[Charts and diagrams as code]
--*--

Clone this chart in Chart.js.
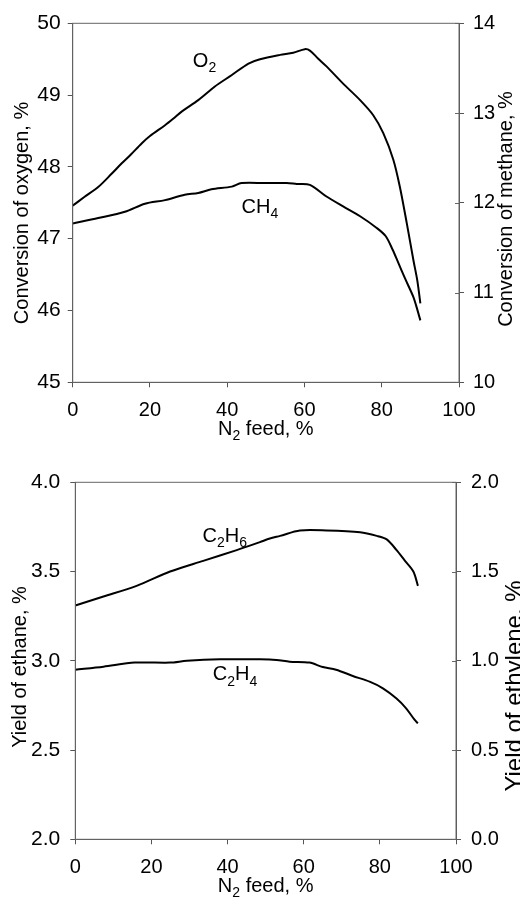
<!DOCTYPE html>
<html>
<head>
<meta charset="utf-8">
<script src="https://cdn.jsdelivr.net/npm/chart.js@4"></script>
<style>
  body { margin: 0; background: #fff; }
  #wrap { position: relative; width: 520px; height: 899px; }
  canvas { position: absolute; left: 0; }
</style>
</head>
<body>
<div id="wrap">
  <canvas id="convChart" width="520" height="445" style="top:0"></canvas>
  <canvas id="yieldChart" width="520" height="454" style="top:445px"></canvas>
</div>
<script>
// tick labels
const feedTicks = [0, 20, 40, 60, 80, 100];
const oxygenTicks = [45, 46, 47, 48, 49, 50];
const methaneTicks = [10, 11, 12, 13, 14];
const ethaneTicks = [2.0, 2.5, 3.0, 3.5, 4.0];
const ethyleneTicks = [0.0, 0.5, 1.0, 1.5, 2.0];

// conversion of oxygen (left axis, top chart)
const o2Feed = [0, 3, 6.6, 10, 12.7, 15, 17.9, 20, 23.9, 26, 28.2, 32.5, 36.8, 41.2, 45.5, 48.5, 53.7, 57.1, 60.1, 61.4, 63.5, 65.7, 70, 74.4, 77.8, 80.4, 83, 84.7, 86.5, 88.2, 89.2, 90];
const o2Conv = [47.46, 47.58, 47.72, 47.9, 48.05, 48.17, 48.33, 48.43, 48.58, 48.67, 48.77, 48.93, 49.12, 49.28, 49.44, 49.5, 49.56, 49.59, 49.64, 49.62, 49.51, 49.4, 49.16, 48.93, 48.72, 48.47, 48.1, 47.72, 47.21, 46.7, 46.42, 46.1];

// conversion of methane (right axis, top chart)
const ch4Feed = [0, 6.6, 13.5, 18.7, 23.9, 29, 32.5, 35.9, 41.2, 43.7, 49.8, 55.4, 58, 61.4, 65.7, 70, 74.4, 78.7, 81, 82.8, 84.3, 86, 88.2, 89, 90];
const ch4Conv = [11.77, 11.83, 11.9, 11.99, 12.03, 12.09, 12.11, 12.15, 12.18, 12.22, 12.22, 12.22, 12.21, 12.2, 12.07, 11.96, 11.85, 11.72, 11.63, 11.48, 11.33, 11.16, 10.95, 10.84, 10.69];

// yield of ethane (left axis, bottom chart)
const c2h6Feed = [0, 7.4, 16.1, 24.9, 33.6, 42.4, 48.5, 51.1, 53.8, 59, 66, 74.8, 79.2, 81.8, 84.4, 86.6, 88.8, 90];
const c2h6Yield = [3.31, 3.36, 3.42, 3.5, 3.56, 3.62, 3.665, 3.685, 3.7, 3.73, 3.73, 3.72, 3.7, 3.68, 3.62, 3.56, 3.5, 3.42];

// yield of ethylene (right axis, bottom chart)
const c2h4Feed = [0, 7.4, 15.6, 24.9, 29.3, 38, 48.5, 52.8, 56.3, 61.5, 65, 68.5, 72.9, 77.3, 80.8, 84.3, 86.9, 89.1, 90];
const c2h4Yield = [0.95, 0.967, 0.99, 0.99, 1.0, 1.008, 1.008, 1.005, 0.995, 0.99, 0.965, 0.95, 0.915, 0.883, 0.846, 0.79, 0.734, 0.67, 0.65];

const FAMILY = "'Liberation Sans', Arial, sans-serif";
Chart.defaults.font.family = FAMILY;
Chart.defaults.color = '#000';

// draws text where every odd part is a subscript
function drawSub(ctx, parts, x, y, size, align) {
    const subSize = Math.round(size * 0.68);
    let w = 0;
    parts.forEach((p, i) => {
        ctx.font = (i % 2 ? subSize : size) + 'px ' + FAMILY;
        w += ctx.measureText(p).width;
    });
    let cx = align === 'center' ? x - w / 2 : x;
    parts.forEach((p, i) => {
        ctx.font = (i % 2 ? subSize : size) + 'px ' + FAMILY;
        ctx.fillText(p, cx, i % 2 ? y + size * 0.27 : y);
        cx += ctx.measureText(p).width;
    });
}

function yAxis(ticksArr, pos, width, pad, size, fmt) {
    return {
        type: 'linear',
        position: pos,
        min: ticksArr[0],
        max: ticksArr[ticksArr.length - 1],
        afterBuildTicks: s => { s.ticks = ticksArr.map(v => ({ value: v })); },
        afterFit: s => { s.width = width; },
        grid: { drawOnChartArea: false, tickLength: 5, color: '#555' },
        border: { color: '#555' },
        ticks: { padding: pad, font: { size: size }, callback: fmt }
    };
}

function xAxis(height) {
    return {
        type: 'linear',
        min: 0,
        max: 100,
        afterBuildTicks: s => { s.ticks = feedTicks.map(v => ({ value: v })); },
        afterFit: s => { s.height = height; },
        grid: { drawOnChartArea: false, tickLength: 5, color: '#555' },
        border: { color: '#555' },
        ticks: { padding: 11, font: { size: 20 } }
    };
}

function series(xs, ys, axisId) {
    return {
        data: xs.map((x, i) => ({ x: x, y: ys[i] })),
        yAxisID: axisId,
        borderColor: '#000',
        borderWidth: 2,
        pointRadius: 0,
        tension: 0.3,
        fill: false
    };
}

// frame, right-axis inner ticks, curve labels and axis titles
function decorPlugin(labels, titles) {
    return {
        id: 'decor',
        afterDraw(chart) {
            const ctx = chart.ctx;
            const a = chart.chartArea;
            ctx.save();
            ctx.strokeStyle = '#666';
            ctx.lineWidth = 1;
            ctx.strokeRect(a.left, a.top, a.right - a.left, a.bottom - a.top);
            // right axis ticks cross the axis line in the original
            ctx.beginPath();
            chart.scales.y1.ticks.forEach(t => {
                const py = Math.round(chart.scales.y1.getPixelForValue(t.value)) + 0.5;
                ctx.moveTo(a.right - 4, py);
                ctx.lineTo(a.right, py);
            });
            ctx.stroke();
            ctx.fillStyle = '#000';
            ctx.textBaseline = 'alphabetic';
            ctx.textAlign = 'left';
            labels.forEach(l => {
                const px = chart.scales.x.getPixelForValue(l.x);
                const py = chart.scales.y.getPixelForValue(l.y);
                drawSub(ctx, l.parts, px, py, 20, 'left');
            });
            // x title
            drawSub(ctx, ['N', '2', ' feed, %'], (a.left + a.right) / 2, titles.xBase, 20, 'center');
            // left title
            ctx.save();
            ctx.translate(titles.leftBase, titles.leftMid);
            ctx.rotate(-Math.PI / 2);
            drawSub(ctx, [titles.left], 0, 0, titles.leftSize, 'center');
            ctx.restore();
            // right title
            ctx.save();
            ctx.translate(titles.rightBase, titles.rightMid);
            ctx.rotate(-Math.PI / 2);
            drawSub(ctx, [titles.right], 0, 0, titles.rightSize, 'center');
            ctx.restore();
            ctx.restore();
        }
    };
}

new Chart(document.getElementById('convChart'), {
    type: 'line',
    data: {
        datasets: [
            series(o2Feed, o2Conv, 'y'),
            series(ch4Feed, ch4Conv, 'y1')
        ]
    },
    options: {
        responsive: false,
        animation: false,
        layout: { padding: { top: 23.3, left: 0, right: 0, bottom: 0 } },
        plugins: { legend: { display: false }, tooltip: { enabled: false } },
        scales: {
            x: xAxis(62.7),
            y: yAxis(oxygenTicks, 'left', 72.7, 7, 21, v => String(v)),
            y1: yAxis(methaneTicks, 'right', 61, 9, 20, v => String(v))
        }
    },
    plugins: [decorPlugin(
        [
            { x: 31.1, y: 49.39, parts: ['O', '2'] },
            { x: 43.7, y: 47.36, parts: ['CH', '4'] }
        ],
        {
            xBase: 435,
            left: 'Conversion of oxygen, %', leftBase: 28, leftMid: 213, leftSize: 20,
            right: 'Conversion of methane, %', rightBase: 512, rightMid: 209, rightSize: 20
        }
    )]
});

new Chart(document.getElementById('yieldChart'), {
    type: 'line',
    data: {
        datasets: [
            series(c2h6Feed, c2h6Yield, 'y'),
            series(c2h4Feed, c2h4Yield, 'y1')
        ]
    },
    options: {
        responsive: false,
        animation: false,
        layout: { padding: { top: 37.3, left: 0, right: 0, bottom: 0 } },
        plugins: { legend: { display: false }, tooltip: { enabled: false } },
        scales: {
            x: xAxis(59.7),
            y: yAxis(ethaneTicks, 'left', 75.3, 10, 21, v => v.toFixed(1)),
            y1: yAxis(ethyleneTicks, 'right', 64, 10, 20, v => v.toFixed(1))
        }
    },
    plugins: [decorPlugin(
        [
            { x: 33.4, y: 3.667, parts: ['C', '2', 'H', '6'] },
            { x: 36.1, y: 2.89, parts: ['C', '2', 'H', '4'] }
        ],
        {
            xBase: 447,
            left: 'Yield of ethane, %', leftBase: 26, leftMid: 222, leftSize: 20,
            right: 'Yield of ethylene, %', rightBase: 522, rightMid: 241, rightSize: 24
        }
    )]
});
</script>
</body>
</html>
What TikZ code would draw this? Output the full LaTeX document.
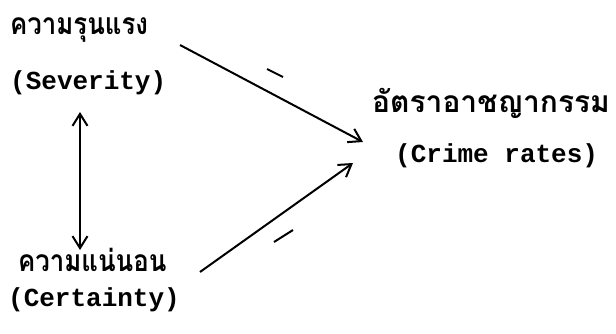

--*--

| WRITTEN INSTRUCTION |
Can the lines from the start of the records through the line with "3.56, 3.5, 3.42];" be given again exactly, with the pictures left out?

| EXERCISE SOLUTION |
Clone this chart in Chart.js.
<!DOCTYPE html>
<html>
<head>
<meta charset="utf-8">
<script src="https://cdn.jsdelivr.net/npm/chart.js@4"></script>
<style>
  body { margin: 0; background: #fff; }
  #wrap { position: relative; width: 520px; height: 899px; }
  canvas { position: absolute; left: 0; }
</style>
</head>
<body>
<div id="wrap">
  <canvas id="convChart" width="520" height="445" style="top:0"></canvas>
  <canvas id="yieldChart" width="520" height="454" style="top:445px"></canvas>
</div>
<script>
// tick labels
const feedTicks = [0, 20, 40, 60, 80, 100];
const oxygenTicks = [45, 46, 47, 48, 49, 50];
const methaneTicks = [10, 11, 12, 13, 14];
const ethaneTicks = [2.0, 2.5, 3.0, 3.5, 4.0];
const ethyleneTicks = [0.0, 0.5, 1.0, 1.5, 2.0];

// conversion of oxygen (left axis, top chart)
const o2Feed = [0, 3, 6.6, 10, 12.7, 15, 17.9, 20, 23.9, 26, 28.2, 32.5, 36.8, 41.2, 45.5, 48.5, 53.7, 57.1, 60.1, 61.4, 63.5, 65.7, 70, 74.4, 77.8, 80.4, 83, 84.7, 86.5, 88.2, 89.2, 90];
const o2Conv = [47.46, 47.58, 47.72, 47.9, 48.05, 48.17, 48.33, 48.43, 48.58, 48.67, 48.77, 48.93, 49.12, 49.28, 49.44, 49.5, 49.56, 49.59, 49.64, 49.62, 49.51, 49.4, 49.16, 48.93, 48.72, 48.47, 48.1, 47.72, 47.21, 46.7, 46.42, 46.1];

// conversion of methane (right axis, top chart)
const ch4Feed = [0, 6.6, 13.5, 18.7, 23.9, 29, 32.5, 35.9, 41.2, 43.7, 49.8, 55.4, 58, 61.4, 65.7, 70, 74.4, 78.7, 81, 82.8, 84.3, 86, 88.2, 89, 90];
const ch4Conv = [11.77, 11.83, 11.9, 11.99, 12.03, 12.09, 12.11, 12.15, 12.18, 12.22, 12.22, 12.22, 12.21, 12.2, 12.07, 11.96, 11.85, 11.72, 11.63, 11.48, 11.33, 11.16, 10.95, 10.84, 10.69];

// yield of ethane (left axis, bottom chart)
const c2h6Feed = [0, 7.4, 16.1, 24.9, 33.6, 42.4, 48.5, 51.1, 53.8, 59, 66, 74.8, 79.2, 81.8, 84.4, 86.6, 88.8, 90];
const c2h6Yield = [3.31, 3.36, 3.42, 3.5, 3.56, 3.62, 3.665, 3.685, 3.7, 3.73, 3.73, 3.72, 3.7, 3.68, 3.62, 3.56, 3.5, 3.42];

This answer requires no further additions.